Is The Dark Knight about terrorism?
While not explicitly about terrorism, the film uses terrorist-like tactics (chaos, fear, symbolic attacks) to explore how societies respond to existential threats. The Joker functions as an anarchist provocateur, not a political terrorist, but the parallels to post-9/11 security debates are intentional.
Why does Batman take the blame for Harvey Dent’s crimes?
Batman takes the blame to preserve Dent’s image as Gotham’s “White Knight.” Nolan argues that symbols matter: if citizens believe in a heroic figure like Dent, they retain hope. Batman chooses to become a villain in public memory so the city can heal.
Does The Dark Knight support mass surveillance?
No. The film presents Batman’s use of sonar surveillance as a dangerous, temporary measure. Lucius Fox explicitly calls it “unethical” and demands its destruction afterward. The narrative treats it as a necessary evil—not an endorsement.
What does the Joker represent in The Dark Knight?

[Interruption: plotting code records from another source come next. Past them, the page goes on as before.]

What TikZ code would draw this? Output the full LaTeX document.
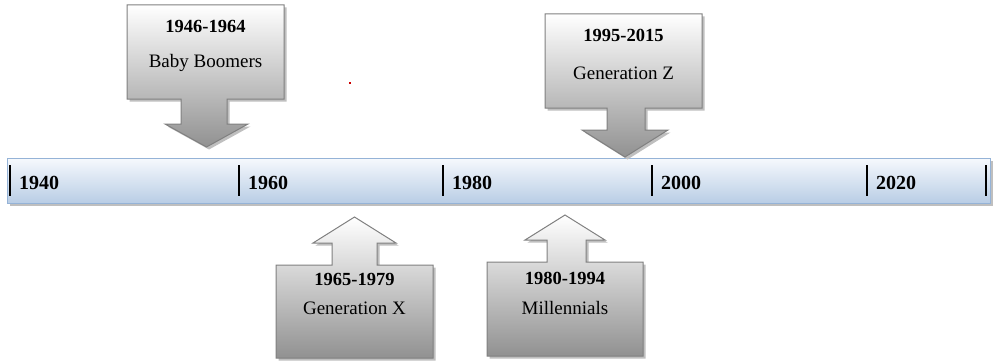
\documentclass[tikz,border=0pt]{standalone}
\usepackage{fontspec}
\setmainfont{Liberation Serif}
\definecolor{barTop}{RGB}{246,249,253}
\definecolor{barBot}{RGB}{185,205,229}
\definecolor{barEdge}{RGB}{149,179,215}
\definecolor{boxEdge}{RGB}{128,128,128}
\definecolor{boxBot}{RGB}{145,145,145}
\tikzset{
  genshape/.style={preaction={fill=black!25,transform canvas={shift={(2.5,2.5)}}},
    top color=white, bottom color=boxBot, draw=boxEdge, line width=1pt},
  yearlbl/.style={anchor=west, inner sep=0pt, font=\fontsize{20}{22}\selectfont\bfseries},
  rangelbl/.style={inner sep=0pt, font=\fontsize{18.5}{20}\selectfont\bfseries},
  namelbl/.style={inner sep=0pt, font=\fontsize{19}{20}\selectfont},
  tickmark/.style={line width=1.1pt, black}
}
\begin{document}
\begin{tikzpicture}[x=1pt,y=-1pt]
\useasboundingbox (0,0) rectangle (996,361);
% timeline bar
\path[preaction={fill=black!25,transform canvas={shift={(2.5,2.5)}}},
  top color=barTop, bottom color=barBot, draw=barEdge, line width=1pt]
  (7,158) rectangle (990,203);
\foreach \x in {10,239,443,652,867,986} \draw[tickmark] (\x,165) -- (\x,196);
\node[yearlbl] (y1940) at (19,183) {1940};
\node[yearlbl] (y1960) at (248,183) {1960};
\node[yearlbl] (y1980) at (452,183) {1980};
\node[yearlbl] (y2000) at (661,183) {2000};
\node[yearlbl] (y2020) at (876,183) {2020};
% Baby Boomers (down arrow)
\path[genshape] (127,5) -- (284,5) -- (284,99) -- (227,99) -- (227,124) -- (248,124)
  -- (206.5,147) -- (165,124) -- (181,124) -- (181,99) -- (127,99) -- cycle;
\node[rangelbl] (bbr) at (205.5,26) {1946-1964};
\node[namelbl] (bbn) at (205.5,63) {Baby Boomers};
% Generation Z (down arrow)
\path[genshape] (545,14) -- (702,14) -- (702,108) -- (645,108) -- (645,130) -- (668,130)
  -- (625,157) -- (582,130) -- (607,130) -- (607,108) -- (545,108) -- cycle;
\node[rangelbl] (gzr) at (623.5,35) {1995-2015};
\node[namelbl] (gzn) at (623.5,73) {Generation Z};
% Generation X (up arrow)
\path[genshape] (354.5,217) -- (396,243) -- (377,243) -- (377,265) -- (433,265) -- (433,358)
  -- (276,358) -- (276,265) -- (332,265) -- (332,243) -- (313,243) -- cycle;
\node[rangelbl] (gxr) at (354.5,279) {1965-1979};
\node[namelbl] (gxn) at (354.5,308) {Generation X};
% Millennials (up arrow)
\path[genshape] (565,215) -- (605,240) -- (586,240) -- (586,262) -- (643,262) -- (643,356)
  -- (487,356) -- (487,262) -- (547,262) -- (547,240) -- (525,240) -- cycle;
\node[rangelbl] (mlr) at (565,278) {1980-1994};
\node[namelbl] (mln) at (565,308) {Millennials};
% stray red dot
\fill[red!80!black] (349,82) rectangle (351,84);
\end{tikzpicture}
\end{document}
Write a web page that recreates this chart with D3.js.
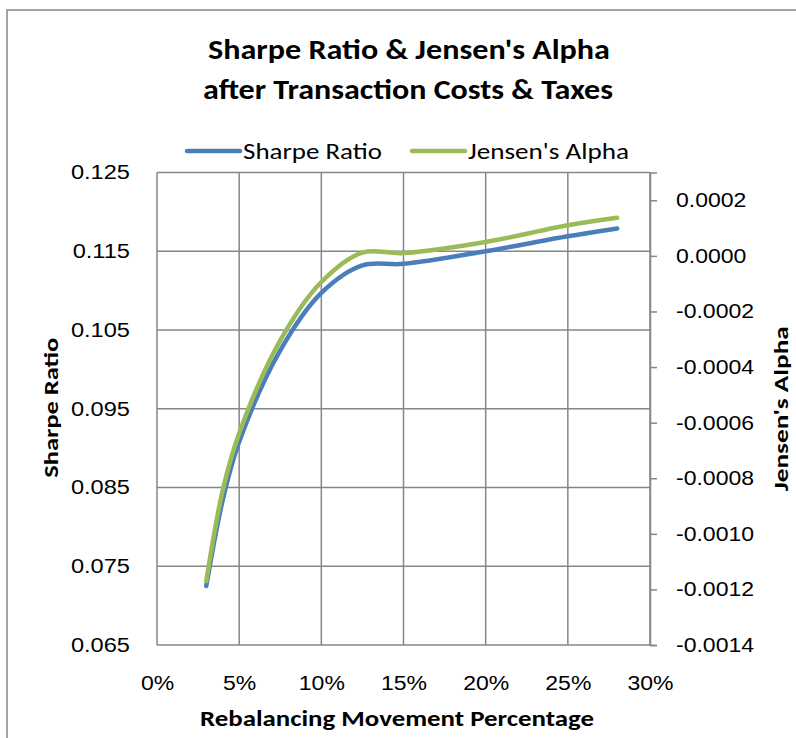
<!DOCTYPE html>
<html>
<head>
  <meta charset="UTF-8">
  <title>Sharpe Ratio & Jensen's Alpha</title>
  <script src="https://d3js.org/d3.v7.min.js"></script>
  <style>
    body { margin: 0; padding: 0; background: #fff; }
    svg { display: block; font-family: Carlito, Calibri, Lato, sans-serif; }
    .grid line { stroke: #868686; stroke-width: 1.5; }
    .axis path, .axis line { stroke: #868686; stroke-width: 1.5; }
    .axis text { font-size: 20px; fill: #000; }
    .line { fill: none; stroke-width: 4.5; stroke-linecap: round; }
  </style>
</head>
<body>
  <div id="chart"></div>
  <script>
    // rebalancing movement (%) and the two measured series
    const movePct = [3, 4, 5, 7.5, 10, 12.5, 15, 20, 25, 28];
    const sharpeRatio = [0.0725, 0.0834, 0.0908, 0.1024, 0.1097, 0.1132, 0.1134, 0.1150, 0.1169, 0.1179];
    const jensensAlpha = [-0.00117, -0.000843, -0.000638, -0.000304, -0.000094, 0.000012, 0.00001, 0.00005, 0.00011, 0.000137];

    const xTicks = [0, 5, 10, 15, 20, 25, 30];
    const leftTicks = [0.065, 0.075, 0.085, 0.095, 0.105, 0.115, 0.125];
    const rightTicks = [-0.0014, -0.0012, -0.0010, -0.0008, -0.0006, -0.0004, -0.0002, 0.0000, 0.0002];

    const seriesNames = ["Sharpe Ratio", "Jensen's Alpha"];
    const seriesColors = ["#4A7EBB", "#9BBB59"];

    const width = 796, height = 738;
    const margin = { top: 172.5, right: 146, bottom: 93, left: 157 };
    const w = width - margin.left - margin.right;
    const h = height - margin.top - margin.bottom;

    // the reference text is wider than Lato, so stretch it a bit
    function stretch(sel, k) {
      sel.each(function () {
        const len = this.getComputedTextLength();
        d3.select(this).attr("textLength", len * k).attr("lengthAdjust", "spacingAndGlyphs");
      });
    }
    function fit(sel, len) {
      sel.attr("textLength", len).attr("lengthAdjust", "spacingAndGlyphs");
    }

    const svg = d3.select("#chart").append("svg")
      .attr("width", width)
      .attr("height", height);

    // outer chart border (runs off the right and bottom of the picture)
    svg.append("rect")
      .attr("x", 7).attr("y", 10)
      .attr("width", 800).attr("height", 740)
      .attr("fill", "none")
      .attr("stroke", "#868686")
      .attr("stroke-width", 1.5);

    const g = svg.append("g")
      .attr("transform", `translate(${margin.left},${margin.top})`);

    const x = d3.scaleLinear().domain([0, 30]).range([0, w]);
    const yL = d3.scaleLinear().domain([0.065, 0.125]).range([h, 0]);
    const yR = d3.scaleLinear().domain([-0.0014, 0.0003]).range([h, 0]);

    // gridlines
    g.append("g").attr("class", "grid")
      .selectAll("line").data(leftTicks).join("line")
      .attr("x1", 0).attr("x2", w)
      .attr("y1", d => yL(d)).attr("y2", d => yL(d));
    g.append("g").attr("class", "grid")
      .selectAll("line").data(xTicks).join("line")
      .attr("x1", d => x(d)).attr("x2", d => x(d))
      .attr("y1", 0).attr("y2", h);

    // left axis: labels only
    g.append("g").attr("class", "axis")
      .call(d3.axisLeft(yL).tickValues(leftTicks).tickSize(0).tickPadding(27).tickFormat(d3.format(".3f")))
      .call(s => s.select(".domain").remove())
      .call(s => stretch(s.selectAll("text"), 1.18));

    // right axis with outward ticks
    g.append("g").attr("class", "axis")
      .attr("transform", `translate(${w},0)`)
      .call(d3.axisRight(yR).tickValues(rightTicks).tickSizeInner(7).tickSizeOuter(7).tickPadding(19)
        .tickFormat(d => d3.format(".4f")(d).replace("−", "-")))
      .call(s => stretch(s.selectAll("text"), 1.15));

    // bottom axis
    g.append("g").attr("class", "axis")
      .attr("transform", `translate(0,${h})`)
      .call(d3.axisBottom(x).tickValues(xTicks).tickSize(0).tickPadding(31).tickFormat(d => d + "%"))
      .call(s => s.select(".domain").remove())
      .call(s => stretch(s.selectAll("text"), 1.15));

    const pts = movePct.map((m, i) => ({ m, s: sharpeRatio[i], a: jensensAlpha[i] }));

    g.append("path").datum(pts)
      .attr("class", "line")
      .attr("stroke", seriesColors[0])
      .attr("d", d3.line().curve(d3.curveCatmullRom).x(d => x(d.m)).y(d => yL(d.s)));

    g.append("path").datum(pts)
      .attr("class", "line")
      .attr("stroke", seriesColors[1])
      .attr("d", d3.line().curve(d3.curveCatmullRom).x(d => x(d.m)).y(d => yR(d.a)));

    // title
    svg.append("text")
      .attr("x", 409).attr("y", 59)
      .attr("text-anchor", "middle")
      .attr("font-size", 28).attr("font-weight", "bold")
      .text("Sharpe Ratio & Jensen's Alpha")
      .call(fit, 402);
    svg.append("text")
      .attr("x", 408).attr("y", 99)
      .attr("text-anchor", "middle")
      .attr("font-size", 28).attr("font-weight", "bold")
      .text("after Transaction Costs & Taxes")
      .call(fit, 410);

    // legend
    const legendX = [187, 412];
    const legendLen = [139, 161];
    seriesNames.forEach((name, i) => {
      svg.append("line")
        .attr("x1", legendX[i]).attr("x2", legendX[i] + 53)
        .attr("y1", 151).attr("y2", 151)
        .attr("stroke", seriesColors[i])
        .attr("stroke-width", 4.5)
        .attr("stroke-linecap", "round");
      svg.append("text")
        .attr("x", legendX[i] + 56).attr("y", 159)
        .attr("font-size", 22)
        .text(name)
        .call(fit, legendLen[i]);
    });

    // axis titles
    svg.append("text")
      .attr("text-anchor", "middle")
      .attr("font-size", 21).attr("font-weight", "bold")
      .attr("transform", `translate(58,${margin.top + h / 2 - 1}) rotate(-90)`)
      .text("Sharpe Ratio")
      .call(fit, 140);
    svg.append("text")
      .attr("text-anchor", "middle")
      .attr("font-size", 21).attr("font-weight", "bold")
      .attr("transform", `translate(788,${margin.top + h / 2}) rotate(-90)`)
      .text("Jensen's Alpha")
      .call(fit, 165);
    svg.append("text")
      .attr("text-anchor", "middle")
      .attr("x", 397).attr("y", 726)
      .attr("font-size", 22).attr("font-weight", "bold")
      .text("Rebalancing Movement Percentage")
      .call(fit, 394);
  </script>
</body>
</html>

The Joker represents pure chaos and moral nihilism. He believes all human constructs—laws, ethics, identity—are illusions that crumble under pressure. His goal is to prove that anyone can be corrupted, making him an ideological antagonist, not a criminal one.
How does The Dark Knight differ from other superhero movies?
Unlike traditional superhero films, The Dark Knight rejects clear moral binaries. Heroes make ethically dubious choices, villains articulate coherent philosophies, and victory comes at a psychological and societal cost. It’s a crime drama first, superhero story second.